The video currently has over 56 million views. “Before anyone gets married please test the bird theory,” one commenter wrote. “I keep telling people about the bird theory and they just won’t listen,” another added. Many have also jumped on the trend to test their unwitting partners, mostly to positive results. 

Turns out, the “bird theory” is not just TikTok pseudoscience: It’s grounded in real research by psychologist John Gottman. 

Gottman refers to bids (not birds) as “the fundamental unit of emotional communication.” His research suggests that the way in which partners respond to these bids—by “turning towards” and engaging with the bid or “turning away” and ignoring it—is a strong predictor of a relationship’s long-term success. 

A bid for attention, affirmation, affection, or any other positive connection, could be as simple as smiling, reaching for a hand, requesting help, or, yes, pointing out a bird. 
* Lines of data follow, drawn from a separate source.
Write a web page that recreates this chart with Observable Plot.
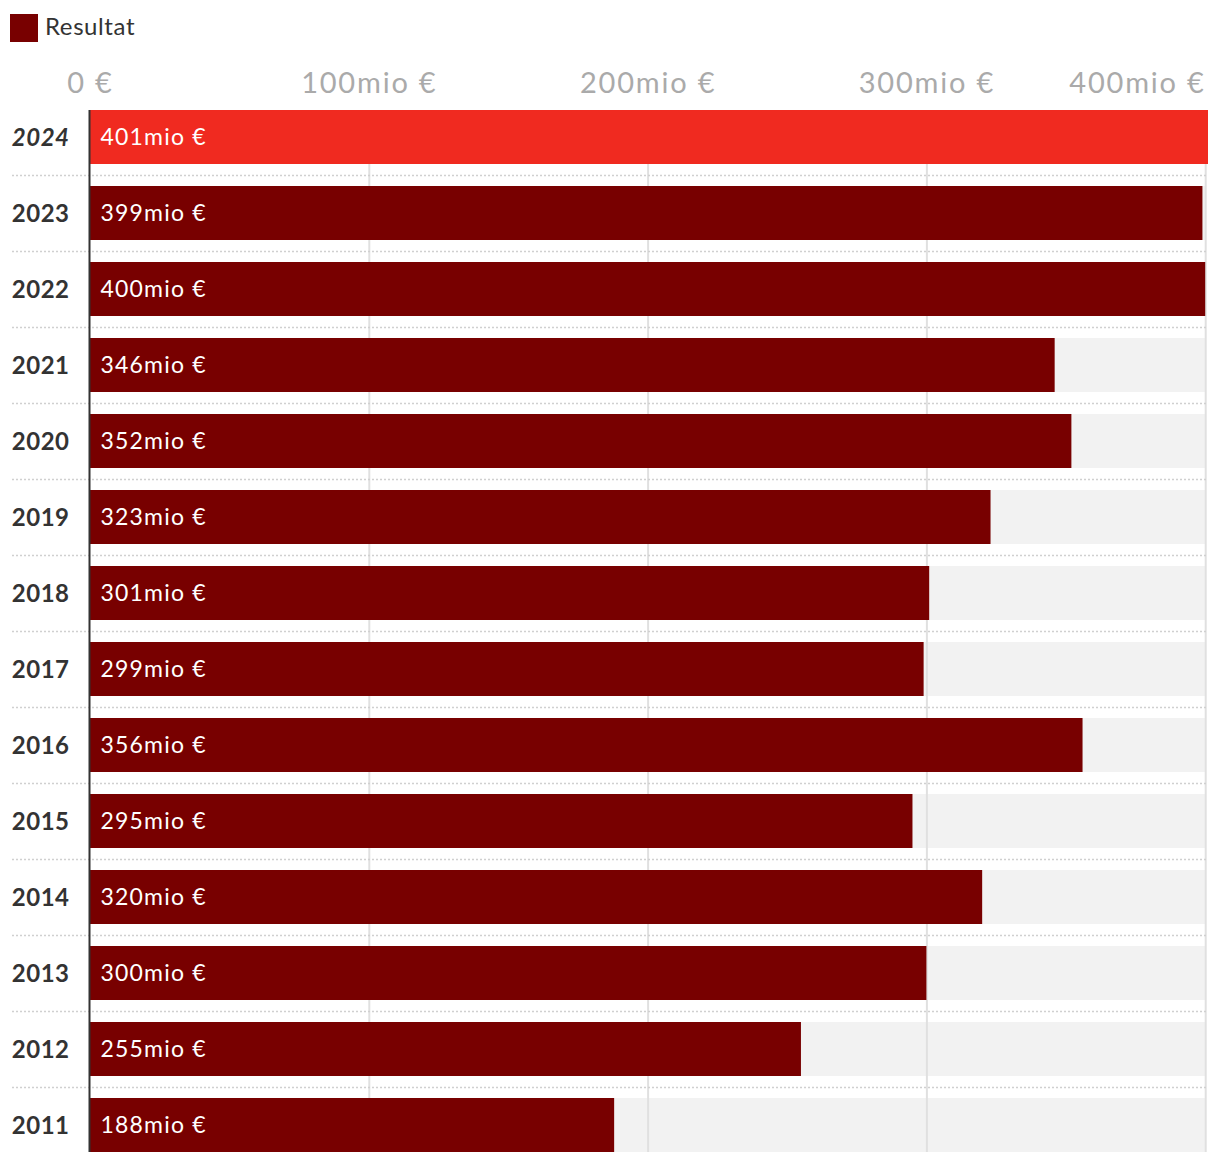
<!DOCTYPE html>
<html>
<head>
<meta charset="utf-8">
<script src="https://cdn.jsdelivr.net/npm/d3@7"></script>
<script src="https://cdn.jsdelivr.net/npm/@observablehq/plot@0.6"></script>
<style>
  body { margin: 0; background: #fff; font-family: Lato, "Open Sans", sans-serif; }
  #legend { height: 56px; position: relative; }
  #legend .sw { position: absolute; left: 10px; top: 14px; width: 28px; height: 28px; background: #780000; }
  #legend .lb { position: absolute; left: 45px; top: 12px; font-size: 24px; color: #333; line-height: 28px; letter-spacing: 0.6px; }
  #chart svg { display: block; }
  #chart g[font-size="23"] { letter-spacing: 1.2px; }
  #chart g[font-size="24"] { letter-spacing: 0.5px; }
  #chart g[font-size="29"] { letter-spacing: 1.8px; }
</style>
</head>
<body>
<div id="legend"><div class="sw"></div><div class="lb">Resultat</div></div>
<div id="chart"></div>
<script>
const years = ["2024","2023","2022","2021","2020","2019","2018","2017","2016","2015","2014","2013","2012","2011"];
const values = [401,399,400,346,352,323,301,299,356,295,320,300,255,188];
const highlightYear = "2024";
const xTicks = [0,100,200,300,400];
const tickLabels = ["0 €","100mio €","200mio €","300mio €","400mio €"];
const seriesName = "Resultat";

const data = years.map((y, i) => ({year: y, value: values[i]}));
const ticks = xTicks.map((v, i) => ({v, label: tickLabels[i]}));
const maxTick = d3.max(xTicks);

const dark = "#780000", red = "#f02a20";

const chart = Plot.plot({
  width: 1220,
  height: 1108,
  marginLeft: 90,
  marginRight: 12,
  marginTop: 54,
  marginBottom: 12,
  style: {fontFamily: "Lato, 'Open Sans', sans-serif", background: "#fff"},
  x: {domain: [0, d3.max(values)], axis: null},
  y: {domain: years, axis: null, paddingInner: 22/76, paddingOuter: 0},
  color: {type: "identity"},
  marks: [
    Plot.barX(years, {x1: 0, x2: maxTick, y: d => d, fill: "#f2f2f2"}),
    Plot.ruleX(xTicks.slice(1), {stroke: "#e0e0e0", strokeWidth: 2}),
    Plot.ruleY(years.slice(1), {y: d => d, dy: -38, stroke: "#d0d0d0", strokeWidth: 1.5, strokeDasharray: "2,2", insetLeft: -78, insetRight: 1}),
    Plot.barX(data, {x1: 0, x2: "value", y: "year", fill: d => d.year === highlightYear ? red : dark}),
    Plot.ruleX([0], {stroke: "#333", strokeWidth: 2, dx: -1}),
    Plot.text(data, {x: 0, y: "year", text: d => `${d.value}mio €`, textAnchor: "start", dx: 10, fill: "white", fontSize: 23}),
    Plot.text(data.filter(d => d.year !== highlightYear), {x: 0, y: "year", text: "year", textAnchor: "end", dx: -21, dy: 1, fill: "#333", fontSize: 24, fontWeight: "bold"}),
    Plot.text(data.filter(d => d.year === highlightYear), {x: 0, y: "year", text: "year", textAnchor: "end", dx: -21, dy: 1, fill: "#333", fontSize: 24, fontWeight: "bold", fontStyle: "italic"}),
    Plot.text(ticks.slice(0, -1), {x: "v", text: "label", frameAnchor: "top", lineAnchor: "middle", dy: -27, textAnchor: "middle", fill: "#aaa", fontSize: 29, fontWeight: 400}),
    Plot.text(ticks.slice(-1), {x: "v", text: "label", frameAnchor: "top", lineAnchor: "middle", dy: -27, textAnchor: "end", fill: "#aaa", fontSize: 29, fontWeight: 400})
  ]
});
document.getElementById("chart").appendChild(chart);
</script>
</body>
</html>
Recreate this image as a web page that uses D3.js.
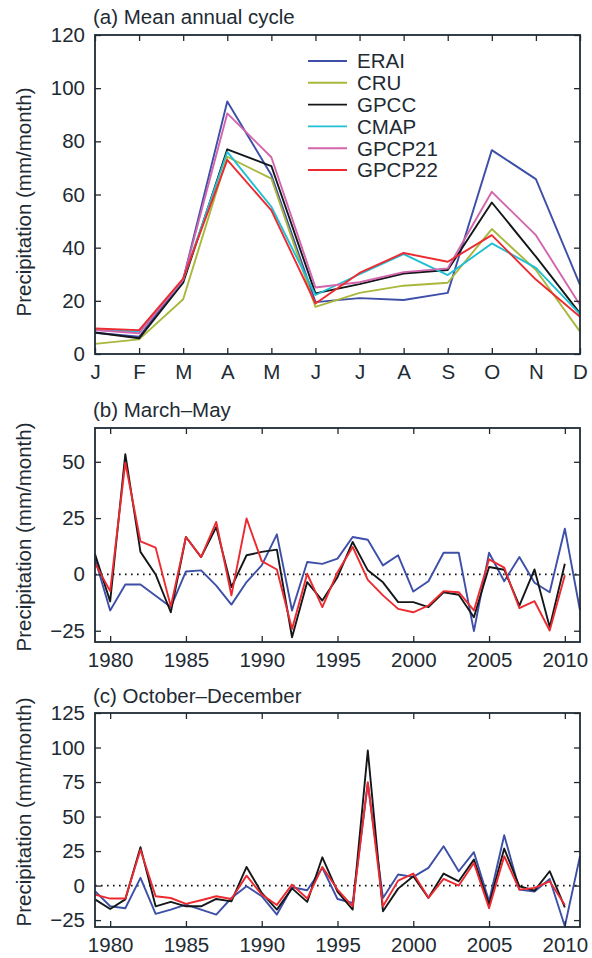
<!DOCTYPE html>
<html lang="en">
<head>
<meta charset="UTF-8">
<script src="https://cdn.jsdelivr.net/npm/d3@7"></script>
<style>
  body { margin: 0; background: #fff; }
  text { font-family: "Liberation Sans", Arial, Helvetica, sans-serif; fill: #1e2b33; }
</style>
</head>
<body>
<svg></svg>
<script>
// (a) mean annual cycle, mm/month
var months = ["J","F","M","A","M","J","J","A","S","O","N","D"];
var erai   = [8, 6.5, 28, 95, 67.3, 19.5, 21, 20.3, 23, 76.7, 65.8, 26];
var cru    = [3.8, 5.5, 20.6, 74.2, 66, 17.7, 23, 25.7, 26.8, 47, 31.6, 8.4];
var gpcc   = [8.1, 5.9, 26.8, 77, 70.7, 22.8, 26.3, 30.3, 31.6, 57, 36.6, 15.3];
var cmap   = [9, 8.5, 28, 76, 55.4, 22.2, 30, 37.6, 29.7, 41.6, 32.4, 15];
var gpcp21 = [9, 7.8, 28, 90.5, 74, 25, 27, 30.8, 32.2, 61, 44.7, 18.4];
var gpcp22 = [9.6, 9, 28.4, 73, 54, 19, 30.5, 38, 34.7, 44.7, 28, 14];

// (b), (c) anomalies from 1979
var firstYear = 1979;
var eraiMAM   = [7, -16, -4.5, -4.5, -9.5, -14.5, 1.3, 1.8, -5, -13.4, -3.4, 4, 17.8, -16, 5.5, 4.7, 7, 16.6, 15.4, 4, 8.5, -7.6, -3, 9.6, 9.6, -25.2, 9.6, -3, 7.7, -3.7, -7.9, 20.3, -16];
var gpccMAM   = [9, -12, 53.4, 10, 0, -16.8, 16.6, 7.7, 21, -5.6, 8.5, 10, 11, -27.9, -3.4, -11.6, -1.2, 14.4, 1.8, -3.5, -12.3, -12.3, -14.5, -7.9, -9, -19, 3.3, 2.1, -13.8, 2.2, -23.4, 4.7];
var gpcp22MAM = [5, -7.4, 49.6, 14.7, 11.9, -14.2, 16.6, 7.7, 23.3, -9.3, 24.8, 5.9, 2.2, -24.2, 0.3, -14.5, 1, 12.2, -2.4, -9.3, -15.3, -16.8, -13.8, -7.4, -7.9, -16, 6.7, 3, -15, -11.9, -24.9, -0.4];
var eraiOND   = [-4, -15, -16.4, 5.6, -20.5, -17.4, -13.8, -17.4, -21, -9, -0.5, -7.7, -21, -1.2, -3.4, 12.8, -9.7, -12.6, 74, -9, 8, 6.3, 12.8, 28.5, 10.4, 24.2, -11.4, 36.5, -2.9, -4.3, 4.8, -29.5, 21.3];
var gpccOND   = [-10, -17, -10, 27.8, -15, -11.8, -15, -15, -9.7, -11.4, 13.5, -5.3, -17.4, -2, -11.8, 20.5, -4.3, -17.4, 97.8, -18.6, -2.2, 6.8, -8.9, 8.7, 3.1, 18.8, -13.8, 26.8, -0.5, -3.6, 10.4, -15.7];
var gpcp22OND = [-6.5, -9.4, -9.4, 26, -7.7, -9, -13.3, -10.6, -7.7, -9.7, 7.2, -6.5, -14, 0.7, -9.4, 13.5, -2.9, -15, 74.9, -15, 3.6, 8.7, -8.9, 4.8, 0, 16.4, -16.4, 21.3, -2.9, -1.7, 3.1, -14];

var names  = ["ERAI","CRU","GPCC","CMAP","GPCP21","GPCP22"];
var colors = {ERAI:"#3d4fa7", CRU:"#a9b83c", GPCC:"#141719", CMAP:"#20bfd4", GPCP21:"#d265ad", GPCP22:"#ec2a30"};
var yearTicks = [1980, 1985, 1990, 1995, 2000, 2005, 2010];

var W = 592, H = 958, left = 95, right = 580, fs = 20.5;
var svg = d3.select("svg").attr("width", W).attr("height", H);
svg.append("rect").attr("width", W).attr("height", H).attr("fill", "#fff");

function minus(v) { return v < 0 ? "\u2212" + Math.abs(v) : "" + v; }

function panel(p) {
  var x = p.x, y = d3.scaleLinear().domain(p.ydom).range([p.bottom, p.top]);
  var g = svg.append("g");

  // zero line
  if (p.zero) {
    g.append("line").attr("x1", left).attr("x2", right)
      .attr("y1", y(0)).attr("y2", y(0))
      .attr("stroke", "#111").attr("stroke-width", 1.6)
      .attr("stroke-dasharray", "1.6 4.4");
  }

  var line = d3.line().x(function(d) { return x(d.k); }).y(function(d) { return y(d.v); });
  p.series.forEach(function(s) {
    var pts = s.values.map(function(v, i) { return {k: p.key(i), v: v}; });
    g.append("path").datum(pts).attr("d", line)
      .attr("fill", "none").attr("stroke", colors[s.name])
      .attr("stroke-width", 1.9).attr("stroke-linejoin", "round");
  });

  // axes with inward ticks, box all round
  var ax = [
    d3.axisLeft(y).tickValues(p.yticks).tickFormat(minus),
    d3.axisRight(y).tickValues(p.yticks).tickFormat(""),
    d3.axisBottom(x).tickValues(p.xticks).tickFormat(p.xfmt),
    d3.axisTop(x).tickValues(p.xticks).tickFormat("")
  ];
  var tr = ["translate(" + left + ",0)", "translate(" + right + ",0)",
            "translate(0," + p.bottom + ")", "translate(0," + p.top + ")"];
  ax.forEach(function(a, i) {
    var ag = g.append("g").attr("transform", tr[i])
      .call(a.tickSizeInner(-6).tickSizeOuter(0).tickPadding(i == 0 ? 10 : 10));
    ag.select(".domain").remove();
    ag.selectAll(".tick line").attr("stroke", "#1e2b33").attr("stroke-width", 1.3);
    ag.selectAll("text").attr("font-size", fs).attr("fill", "#1e2b33")
      .style("font-family", "'Liberation Sans', Arial, sans-serif");
  });
  g.append("rect").attr("x", left).attr("y", p.top)
    .attr("width", right - left).attr("height", p.bottom - p.top)
    .attr("fill", "none").attr("stroke", "#1e2b33").attr("stroke-width", 1.8);

  g.append("text").attr("x", 93).attr("y", p.titleY).attr("font-size", fs).text(p.title);
  g.append("text").attr("transform", "translate(23," + p.labelY + ") rotate(-90)")
    .attr("text-anchor", "middle").attr("dominant-baseline", "central")
    .attr("font-size", fs).text("Precipitation (mm/month)");
  return g;
}

var xm = d3.scaleLinear().domain([1, 12]).range([left, right]);
var ga = panel({
  x: xm, ydom: [0, 120], top: 35, bottom: 354,
  yticks: [0, 20, 40, 60, 80, 100, 120],
  xticks: d3.range(1, 13), xfmt: function(d) { return months[d - 1]; },
  key: function(i) { return i + 1; },
  series: [
    {name: "ERAI", values: erai}, {name: "CRU", values: cru}, {name: "GPCC", values: gpcc},
    {name: "CMAP", values: cmap}, {name: "GPCP21", values: gpcp21}, {name: "GPCP22", values: gpcp22}
  ],
  title: "(a) Mean annual cycle", titleY: 24, labelY: 202
});

// legend
names.forEach(function(n, i) {
  var ly = 61 + i * 21.8;
  ga.append("line").attr("x1", 308).attr("x2", 347).attr("y1", ly).attr("y2", ly)
    .attr("stroke", colors[n]).attr("stroke-width", 1.9);
  ga.append("text").attr("x", 357).attr("y", ly).attr("dy", "0.36em")
    .attr("font-size", fs).text(n);
});

var xy = d3.scaleLinear().domain([1979, 2011]).range([left, right]);
var yearKey = function(i) { return firstYear + i; };

panel({
  x: xy, ydom: [-30, 65], top: 428, bottom: 642, zero: true,
  yticks: [-25, 0, 25, 50], xticks: yearTicks, xfmt: d3.format("d"), key: yearKey,
  series: [{name: "ERAI", values: eraiMAM}, {name: "GPCC", values: gpccMAM}, {name: "GPCP22", values: gpcp22MAM}],
  title: "(b) March\u2013May", titleY: 417, labelY: 537
});

panel({
  x: xy, ydom: [-30, 125], top: 713, bottom: 927, zero: true,
  yticks: [-25, 0, 25, 50, 75, 100, 125], xticks: yearTicks, xfmt: d3.format("d"), key: yearKey,
  series: [{name: "ERAI", values: eraiOND}, {name: "GPCC", values: gpccOND}, {name: "GPCP22", values: gpcp22OND}],
  title: "(c) October\u2013December", titleY: 703, labelY: 812
});
</script>
</body>
</html>
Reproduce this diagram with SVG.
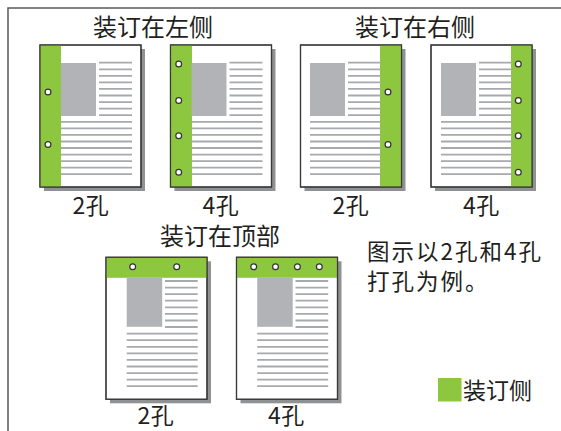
<svg xmlns="http://www.w3.org/2000/svg" xmlns:xlink="http://www.w3.org/1999/xlink" width="561" height="431" viewBox="0 0 561 431">
<style>
.frame{fill:none;stroke:#5a5a5a;stroke-width:1.5}
.shadow{fill:#8f9193}
.paper{fill:#fff;stroke:#3a3a3a;stroke-width:1.2}
.green{fill:#8dc63f}
.img{fill:#b1b3b6}
.ln{stroke:#a7a9ac;stroke-width:1.8}
.hole{fill:#fff;stroke:#333;stroke-width:1.2}
.border{fill:none;stroke:#3a3a3a;stroke-width:1.2}
text{font-family:"Noto Sans CJK SC","Noto Sans",sans-serif;fill:#231f20}
.t{font-size:24px;text-anchor:middle}
.l{font-size:23px;text-anchor:middle;letter-spacing:0.5px}
.n{font-size:22.5px;letter-spacing:2px}
</style>
<defs>
<g id="contentL">
<rect class="img" x="21" y="18" width="35" height="53"/>
<g class="ln">
<line x1="59" y1="17.7" x2="92" y2="17.7"/>
<line x1="59" y1="24.3" x2="92" y2="24.3"/>
<line x1="59" y1="30.8" x2="92" y2="30.8"/>
<line x1="59" y1="37.4" x2="92" y2="37.4"/>
<line x1="59" y1="43.9" x2="92" y2="43.9"/>
<line x1="59" y1="50.5" x2="92" y2="50.5"/>
<line x1="59" y1="57.1" x2="92" y2="57.1"/>
<line x1="59" y1="63.7" x2="92" y2="63.7"/>
<line x1="59" y1="70.2" x2="92" y2="70.2"/>
<line x1="21" y1="76.8" x2="92" y2="76.8"/>
<line x1="21" y1="83.3" x2="92" y2="83.3"/>
<line x1="21" y1="89.9" x2="92" y2="89.9"/>
<line x1="21" y1="96.5" x2="92" y2="96.5"/>
<line x1="21" y1="103.0" x2="92" y2="103.0"/>
<line x1="21" y1="109.6" x2="92" y2="109.6"/>
<line x1="21" y1="116.1" x2="92" y2="116.1"/>
<line x1="21" y1="122.7" x2="92" y2="122.7"/>
<line x1="21" y1="129.2" x2="92" y2="129.2"/>
</g>
</g>
<g id="contentT">
<rect class="img" x="20.7" y="20.5" width="35.5" height="49"/>
<g class="ln">
<line x1="59" y1="23.7" x2="91.7" y2="23.7"/>
<line x1="59" y1="30.3" x2="91.7" y2="30.3"/>
<line x1="59" y1="36.9" x2="91.7" y2="36.9"/>
<line x1="59" y1="43.4" x2="91.7" y2="43.4"/>
<line x1="59" y1="50.0" x2="91.7" y2="50.0"/>
<line x1="59" y1="56.6" x2="91.7" y2="56.6"/>
<line x1="59" y1="63.2" x2="91.7" y2="63.2"/>
<line x1="59" y1="69.7" x2="91.7" y2="69.7"/>
<line x1="20.7" y1="76.3" x2="91.7" y2="76.3"/>
<line x1="20.7" y1="82.9" x2="91.7" y2="82.9"/>
<line x1="20.7" y1="89.5" x2="91.7" y2="89.5"/>
<line x1="20.7" y1="96.0" x2="91.7" y2="96.0"/>
<line x1="20.7" y1="102.6" x2="91.7" y2="102.6"/>
<line x1="20.7" y1="109.2" x2="91.7" y2="109.2"/>
<line x1="20.7" y1="115.8" x2="91.7" y2="115.8"/>
<line x1="20.7" y1="122.3" x2="91.7" y2="122.3"/>
<line x1="20.7" y1="128.9" x2="91.7" y2="128.9"/>
</g>
</g>
<g id="sheet">
<rect class="shadow" x="4" y="4" width="101" height="142"/>
<rect class="paper" x="0" y="0" width="101" height="142"/>
</g>
</defs>

<g id="frame">
<polyline class="frame" points="8,431 8,8 561,8"/>
</g>

<g id="title-left"><text class="t" x="153" y="36">装订在左侧</text></g>
<g id="title-right"><text class="t" x="415" y="36">装订在右侧</text></g>
<g id="title-top"><text class="t" x="220" y="244.5">装订在顶部</text></g>

<g id="page-left-2" transform="translate(40,45)">
<use xlink:href="#sheet"/>
<rect class="green" x="0" y="0" width="21" height="142"/>
<use xlink:href="#contentL"/>
<rect class="border" x="0" y="0" width="101" height="142"/>
<circle class="hole" cx="8" cy="47" r="2.9"/>
<circle class="hole" cx="8" cy="99.5" r="2.9"/>
</g>
<g id="label-left-2"><text class="l" x="91" y="214">2孔</text></g>

<g id="page-left-4" transform="translate(170.5,45)">
<use xlink:href="#sheet"/>
<rect class="green" x="0" y="0" width="21.5" height="142"/>
<use xlink:href="#contentL"/>
<rect class="border" x="0" y="0" width="101" height="142"/>
<circle class="hole" cx="8.2" cy="19" r="2.9"/>
<circle class="hole" cx="8.2" cy="55.5" r="2.9"/>
<circle class="hole" cx="8.2" cy="90.7" r="2.9"/>
<circle class="hole" cx="8.2" cy="127.3" r="2.9"/>
</g>
<g id="label-left-4"><text class="l" x="221" y="214">4孔</text></g>

<g id="page-right-2" transform="translate(300.5,45)">
<use xlink:href="#sheet"/>
<rect class="green" x="79.5" y="0" width="21.5" height="142"/>
<use xlink:href="#contentL" transform="translate(-11.5,0)"/>
<rect class="border" x="0" y="0" width="101" height="142"/>
<circle class="hole" cx="87.5" cy="47" r="2.9"/>
<circle class="hole" cx="87.5" cy="99.5" r="2.9"/>
</g>
<g id="label-right-2"><text class="l" x="351" y="214">2孔</text></g>

<g id="page-right-4" transform="translate(431,45)">
<use xlink:href="#sheet"/>
<rect class="green" x="80" y="0" width="21" height="142"/>
<use xlink:href="#contentL" transform="translate(-11,0)"/>
<rect class="border" x="0" y="0" width="101" height="142"/>
<circle class="hole" cx="87.3" cy="19" r="2.9"/>
<circle class="hole" cx="87.3" cy="55.5" r="2.9"/>
<circle class="hole" cx="87.3" cy="90.7" r="2.9"/>
<circle class="hole" cx="87.3" cy="127.3" r="2.9"/>
</g>
<g id="label-right-4"><text class="l" x="481.5" y="214">4孔</text></g>

<g id="page-top-2" transform="translate(106,257.3)">
<use xlink:href="#sheet"/>
<rect class="green" x="0" y="0" width="101" height="20.5"/>
<use xlink:href="#contentT"/>
<rect class="border" x="0" y="0" width="101" height="142"/>
<circle class="hole" cx="26.7" cy="9.5" r="2.9"/>
<circle class="hole" cx="70.7" cy="9.5" r="2.9"/>
</g>
<g id="label-top-2"><text class="l" x="156" y="424">2孔</text></g>

<g id="page-top-4" transform="translate(236.5,257.3)">
<use xlink:href="#sheet"/>
<rect class="green" x="0" y="0" width="101" height="20.5"/>
<use xlink:href="#contentT"/>
<rect class="border" x="0" y="0" width="101" height="142"/>
<circle class="hole" cx="17.2" cy="9.5" r="2.9"/>
<circle class="hole" cx="39" cy="9.5" r="2.9"/>
<circle class="hole" cx="60.9" cy="9.5" r="2.9"/>
<circle class="hole" cx="82.8" cy="9.5" r="2.9"/>
</g>
<g id="label-top-4"><text class="l" x="286.5" y="424">4孔</text></g>

<g id="note">
<text class="n" x="367" y="260">图示以2孔和4孔</text>
<text class="n" x="367" y="290">打孔为例。</text>
</g>

<g id="legend">
<rect class="green" x="438" y="378" width="23.5" height="23.5"/>
<text x="463" y="399" style="font-size:23px">装订侧</text>
</g>
</svg>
Gottman published a paper in the Journal of Marriage and the Family in 1998 sharing the results of a study based on 130 newlyweds. Six years later, the couples that were going from strength to strength were the ones who, 86% of the time, turned toward each other’s bids for connection.

The couples who didn’t? Only 33% were still together.

According to Gottman’s findings, couples who ignore each other’s bids about 50–80% of the time are far more likely to divorce. 

While microtesting your relationship isn’t always advised, use at your own risk.